Caribbean Blacks created the banjo in the 17th century and carried it to North America in the 18th century, the banjo has been part of Black heritage. An African New World combination of European and African elements, early banjos resembled plucked full spike folk lutes like the akonting of Gambia, Senegal, Guinea-Bissau, and the bunchundo of Gambia. Like these instruments, early banjos had gourd or calabash bodies covered by a skin membrane and wood bridges held by string tension. Most early banjos had four gut or fiber strings, often three long and one short drone string, though some had two long strings and one short string. Banjos’ flat fingerboards and tuning pegs, not found on indigenous West African instruments, came from European instruments.
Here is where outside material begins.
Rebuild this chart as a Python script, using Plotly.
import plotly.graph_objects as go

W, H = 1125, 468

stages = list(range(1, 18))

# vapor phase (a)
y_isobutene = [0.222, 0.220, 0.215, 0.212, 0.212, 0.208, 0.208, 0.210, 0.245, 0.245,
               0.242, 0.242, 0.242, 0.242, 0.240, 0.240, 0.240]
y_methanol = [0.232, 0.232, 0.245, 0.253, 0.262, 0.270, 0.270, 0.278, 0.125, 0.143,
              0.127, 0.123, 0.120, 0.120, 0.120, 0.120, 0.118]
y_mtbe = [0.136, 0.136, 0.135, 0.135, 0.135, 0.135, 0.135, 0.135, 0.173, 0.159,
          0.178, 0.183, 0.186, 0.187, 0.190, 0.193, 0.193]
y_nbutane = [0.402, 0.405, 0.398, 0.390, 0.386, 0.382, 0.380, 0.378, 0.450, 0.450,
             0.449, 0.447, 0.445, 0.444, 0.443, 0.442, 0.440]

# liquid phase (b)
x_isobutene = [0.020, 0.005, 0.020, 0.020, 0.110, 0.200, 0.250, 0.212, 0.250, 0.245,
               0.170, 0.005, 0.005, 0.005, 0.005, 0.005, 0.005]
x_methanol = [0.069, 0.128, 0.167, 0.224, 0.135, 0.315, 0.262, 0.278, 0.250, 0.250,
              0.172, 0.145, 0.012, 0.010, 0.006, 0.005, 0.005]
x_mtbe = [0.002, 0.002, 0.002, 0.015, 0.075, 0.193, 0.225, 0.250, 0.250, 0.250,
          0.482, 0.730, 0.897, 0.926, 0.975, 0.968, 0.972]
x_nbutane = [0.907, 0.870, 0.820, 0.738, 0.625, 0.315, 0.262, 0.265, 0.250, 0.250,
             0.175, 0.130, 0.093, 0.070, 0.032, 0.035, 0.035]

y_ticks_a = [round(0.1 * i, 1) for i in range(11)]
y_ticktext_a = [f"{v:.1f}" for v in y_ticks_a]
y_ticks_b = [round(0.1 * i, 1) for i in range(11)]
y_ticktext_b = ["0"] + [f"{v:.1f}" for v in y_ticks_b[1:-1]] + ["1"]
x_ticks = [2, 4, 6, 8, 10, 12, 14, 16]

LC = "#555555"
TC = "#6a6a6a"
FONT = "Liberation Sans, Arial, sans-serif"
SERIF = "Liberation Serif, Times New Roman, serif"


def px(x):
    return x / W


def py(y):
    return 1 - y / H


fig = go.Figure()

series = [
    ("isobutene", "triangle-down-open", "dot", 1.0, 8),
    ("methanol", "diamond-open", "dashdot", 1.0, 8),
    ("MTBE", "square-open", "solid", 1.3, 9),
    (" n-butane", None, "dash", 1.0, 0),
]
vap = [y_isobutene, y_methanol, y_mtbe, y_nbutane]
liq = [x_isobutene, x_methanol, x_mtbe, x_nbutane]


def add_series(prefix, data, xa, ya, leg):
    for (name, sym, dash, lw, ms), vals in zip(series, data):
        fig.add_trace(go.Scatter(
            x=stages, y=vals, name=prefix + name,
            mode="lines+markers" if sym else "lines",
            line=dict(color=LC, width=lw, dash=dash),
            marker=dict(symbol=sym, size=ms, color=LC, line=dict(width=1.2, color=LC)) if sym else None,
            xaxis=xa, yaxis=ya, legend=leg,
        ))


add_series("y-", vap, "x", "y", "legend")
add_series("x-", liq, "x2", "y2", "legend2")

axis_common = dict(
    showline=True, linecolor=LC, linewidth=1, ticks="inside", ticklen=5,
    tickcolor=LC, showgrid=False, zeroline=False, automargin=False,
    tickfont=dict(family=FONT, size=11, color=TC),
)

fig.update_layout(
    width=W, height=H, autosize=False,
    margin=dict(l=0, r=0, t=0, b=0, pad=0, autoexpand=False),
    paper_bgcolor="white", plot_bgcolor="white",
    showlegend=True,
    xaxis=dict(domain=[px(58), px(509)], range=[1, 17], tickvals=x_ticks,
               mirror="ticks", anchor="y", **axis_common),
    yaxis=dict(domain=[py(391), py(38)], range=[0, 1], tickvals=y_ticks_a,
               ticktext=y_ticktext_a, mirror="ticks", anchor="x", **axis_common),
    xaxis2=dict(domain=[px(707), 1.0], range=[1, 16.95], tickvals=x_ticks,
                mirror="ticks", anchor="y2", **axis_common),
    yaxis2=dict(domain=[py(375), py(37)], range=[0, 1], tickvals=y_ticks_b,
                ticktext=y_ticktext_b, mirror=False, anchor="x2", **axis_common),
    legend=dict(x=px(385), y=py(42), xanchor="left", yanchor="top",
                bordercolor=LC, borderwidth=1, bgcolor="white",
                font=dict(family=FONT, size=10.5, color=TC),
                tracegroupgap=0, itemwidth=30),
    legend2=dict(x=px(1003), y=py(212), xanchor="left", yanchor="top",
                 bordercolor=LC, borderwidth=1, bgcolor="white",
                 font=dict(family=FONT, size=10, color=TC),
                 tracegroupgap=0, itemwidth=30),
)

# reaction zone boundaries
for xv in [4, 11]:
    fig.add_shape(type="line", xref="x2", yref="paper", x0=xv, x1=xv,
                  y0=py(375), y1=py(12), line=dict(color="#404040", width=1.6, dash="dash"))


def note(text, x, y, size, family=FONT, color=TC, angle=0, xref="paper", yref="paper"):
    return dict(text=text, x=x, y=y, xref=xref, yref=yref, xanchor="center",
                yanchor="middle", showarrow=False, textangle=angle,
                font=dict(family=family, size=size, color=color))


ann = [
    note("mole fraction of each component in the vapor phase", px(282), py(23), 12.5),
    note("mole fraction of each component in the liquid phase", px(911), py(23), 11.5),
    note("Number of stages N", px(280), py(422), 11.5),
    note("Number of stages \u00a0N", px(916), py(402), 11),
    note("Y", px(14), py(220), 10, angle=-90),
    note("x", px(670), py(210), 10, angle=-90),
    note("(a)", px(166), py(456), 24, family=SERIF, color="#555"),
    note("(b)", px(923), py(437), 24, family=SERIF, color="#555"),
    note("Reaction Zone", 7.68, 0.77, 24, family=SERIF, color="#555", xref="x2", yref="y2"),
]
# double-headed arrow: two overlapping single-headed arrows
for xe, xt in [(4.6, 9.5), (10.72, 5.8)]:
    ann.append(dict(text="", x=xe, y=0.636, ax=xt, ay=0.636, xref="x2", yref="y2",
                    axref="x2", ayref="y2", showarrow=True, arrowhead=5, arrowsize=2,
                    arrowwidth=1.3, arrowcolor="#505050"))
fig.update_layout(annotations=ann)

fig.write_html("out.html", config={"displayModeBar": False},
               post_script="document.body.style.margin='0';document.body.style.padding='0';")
First reported in Jamaica in 1687 and in Martinique in 1698, until the 19th century the banjo was identified exclusively with Black people. Banjos rang in Barbados, Antigua, St. Kitts, St. Croix, Suriname, and Haiti in the 1700s and early 1800s. First reported in North America in Manhattan in 1736, by the early 1800s, Blacks played banjos from New England to Louisiana. The Old Plantation, painted before 1790 by South Carolina planter John Rose, depicts a Black banjoist and a Black drummer playing for Black dancers. By the 1830s, white entertainers wearing Black face makeup and singing what they called Black songs adopted the banjo. Known as “minstrels” by the 1840s, they became widely popular, touring the United States, Britain, Ireland, Australia, and New Zealand. Though they reflected American racism, their music and dance launched worldwide interest in Black music and the banjo.
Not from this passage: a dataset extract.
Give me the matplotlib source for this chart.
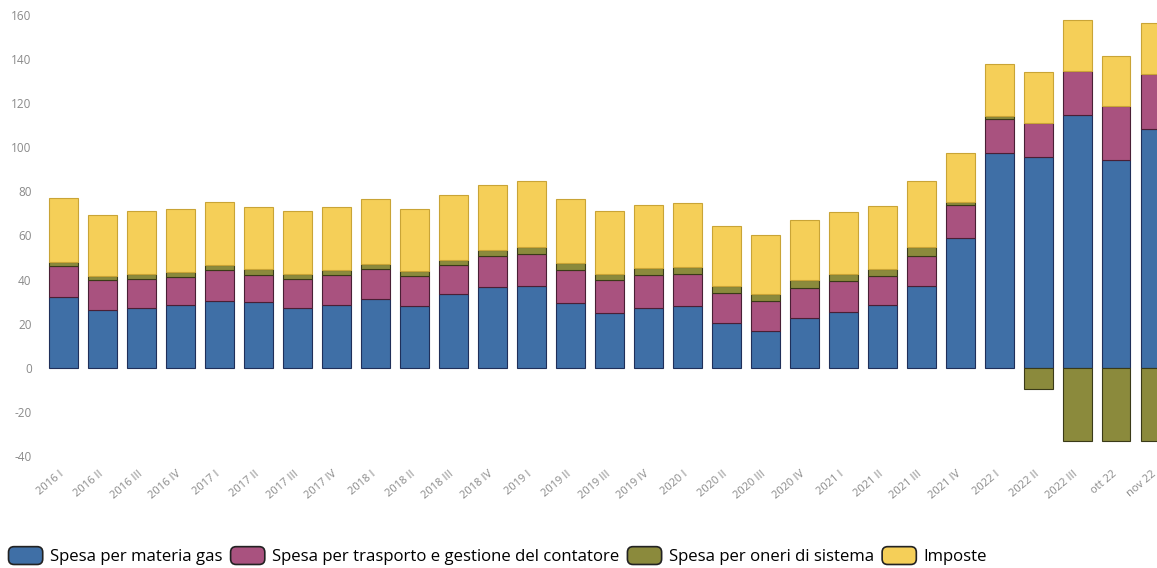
import matplotlib
matplotlib.use("Agg")
import matplotlib.pyplot as plt
import matplotlib.transforms as mtransforms
import numpy as np
from matplotlib.patches import FancyBboxPatch
from matplotlib.legend_handler import HandlerPatch

categories = ["2016 I", "2016 II", "2016 III", "2016 IV", "2017 I", "2017 II", "2017 III", "2017 IV",
              "2018 I", "2018 II", "2018 III", "2018 IV", "2019 I", "2019 II", "2019 III", "2019 IV",
              "2020 I", "2020 II", "2020 III", "2020 IV", "2021 I", "2021 II", "2021 III", "2021 IV",
              "2022 I", "2022 II", "2022 III", "ott 22", "nov 22"]

materia_gas = [32.2, 26.0, 27.2, 28.4, 30.5, 29.7, 27.3, 28.4,
               31.0, 28.2, 33.4, 36.5, 37.3, 29.5, 24.9, 27.2,
               28.2, 20.4, 16.6, 22.8, 25.4, 28.4, 37.0, 58.9,
               97.3, 95.6, 114.8, 94.4, 108.5]
trasporto = [13.9, 13.6, 13.1, 12.9, 13.7, 12.6, 13.0, 13.6,
             13.9, 13.3, 13.3, 14.3, 14.4, 14.9, 14.8, 15.0,
             14.4, 13.6, 13.8, 13.5, 13.9, 13.4, 13.6, 14.8,
             15.6, 15.5, 19.8, 24.5, 24.6]
oneri = [1.8, 2.2, 2.3, 2.2, 2.3, 2.3, 2.3, 2.4,
         2.4, 2.2, 2.3, 2.4, 3.0, 3.0, 3.0, 3.0,
         3.3, 3.3, 3.1, 3.3, 3.1, 3.1, 4.2, 1.7,
         1.3, -9.8, -33.0, -33.0, -33.0]
imposte = [29.0, 27.7, 28.3, 28.3, 28.7, 28.4, 28.4, 28.4,
           29.1, 28.4, 29.2, 29.9, 30.2, 29.0, 28.6, 28.8,
           28.7, 27.2, 26.8, 27.6, 28.4, 28.5, 30.1, 21.9,
           23.7, 23.2, 23.0, 22.7, 23.4]

series_names = ["Spesa per materia gas", "Spesa per trasporto e gestione del contatore",
                "Spesa per oneri di sistema", "Imposte"]
colors = ["#3f6fa6", "#a9527f", "#8b8a3c", "#f5cf58"]
edges = ["#1f2f5a", "#4a1f35", "#3a3a18", "#c9a436"]

plt.rcParams['font.family'] = ['Open Sans', 'DejaVu Sans']
plt.rcParams['axes.unicode_minus'] = False

fig = plt.figure(figsize=(11.57, 5.68), dpi=100)
ax = fig.add_axes([40/1157, 1-456/568, 1-40/1157, (456-15)/568])

x = np.arange(len(categories))
w = 0.74
mg = np.array(materia_gas)
tr = np.array(trasporto)
on = np.array(oneri)
im = np.array(imposte)

ax.bar(x, mg, w, color=colors[0], edgecolor=edges[0], linewidth=0.8, label=series_names[0])
ax.bar(x, tr, w, bottom=mg, color=colors[1], edgecolor=edges[1], linewidth=0.8, label=series_names[1])
on_bottom = np.where(on >= 0, mg + tr, 0)
ax.bar(x, on, w, bottom=on_bottom, color=colors[2], edgecolor=edges[2], linewidth=0.8, label=series_names[2])
im_bottom = mg + tr + np.clip(on, 0, None)
ax.bar(x, im, w, bottom=im_bottom, color=colors[3], edgecolor=edges[3], linewidth=0.8, label=series_names[3])

ax.set_xlim(-0.6, 28.05)
ax.set_ylim(-40, 160)
ax.set_yticks(np.arange(-40, 161, 20))
for s in ax.spines.values():
    s.set_visible(False)
ax.tick_params(axis='both', length=0, colors="#8a8a8a", labelsize=8.5)
ax.tick_params(axis='y', pad=6)
ax.tick_params(axis='x', pad=9)
ax.set_xticks(x)
ax.set_xticklabels(categories, rotation=40, ha='right', rotation_mode='anchor', fontsize=8, color="#8a8a8a")
offset = mtransforms.ScaledTranslation(-4/100, 0, fig.dpi_scale_trans)
for lab in ax.get_xticklabels():
    lab.set_transform(lab.get_transform() + offset)


class RoundHandler(HandlerPatch):
    def create_artists(self, legend, orig_handle, xdescent, ydescent, width, height, fontsize, trans):
        p = FancyBboxPatch((-xdescent + 1, -ydescent - 1), width - 2, height + 2,
                           boxstyle="round,pad=0,rounding_size=4",
                           facecolor=orig_handle.get_facecolor(), edgecolor="#222222",
                           linewidth=1.2, transform=trans)
        return [p]

handles, labels = ax.get_legend_handles_labels()
patches = [hh.patches[0] for hh in handles]
handler_map = {p: RoundHandler() for p in patches}
fig.legend(patches, labels, loc='lower left', bbox_to_anchor=(-0.004, -0.016), ncol=4, frameon=False,
           fontsize=12.1, handlelength=2.2, handleheight=1.0, handletextpad=0.35, columnspacing=0.4,
           handler_map=handler_map, borderaxespad=0.3)

fig.savefig("out.png", dpi=100)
By the 1840s five-string banjos with four long strings and one short string, the highest in pitch, but set next to the lowest pitched long string, had developed. Wood frame rims to stretch the skin replaced the gourds. A commercial banjo industry appeared linking entertainers, sellers of banjo music, and manufacturers. By the late 19th century metal covered or replaced the wooden frame rims entirely, frets were added, metal strings replaced gut, and a variety of mechanisms were added to banjos to produce a loud, clear, treble sound. Black banjoists adopted these innovations to make even more powerful music. Black dances powered by banjo persisted into the twentieth century. Though Black banjoists, white show business banjoists, parlor banjoists, and white Southern folk banjoists exchanged tunes and techniques, the drive of Black banjoists to play for African American dancers preserved Black banjo’s distinctive West African musical approaches.
After the American Civil War, Black minstrel companies offered real African American music, not pale imitations, eclipsing the white minstrels’ popularity by 1900. African American banjo syncopation helped inspire ragtime, a combination of folk, popular, and art music born in the Black Midwest that became internationally popular in the 1890s and 1900s. Scott Joplin, the ragtime composer, dedicated compositions to Black banjoists. More ragtime banjo records than piano records appeared in the early 1900s. As banjo playing became a vital part of the turn of the century popular music, Black Banjoists like Horace Weston, the Bohee Brothers, Hosea Eason, and James Bland became international stars. Black banjo playing probably reached its height before World War I. Black banjoists swung old-time dances and starred in shows from London to Broadway.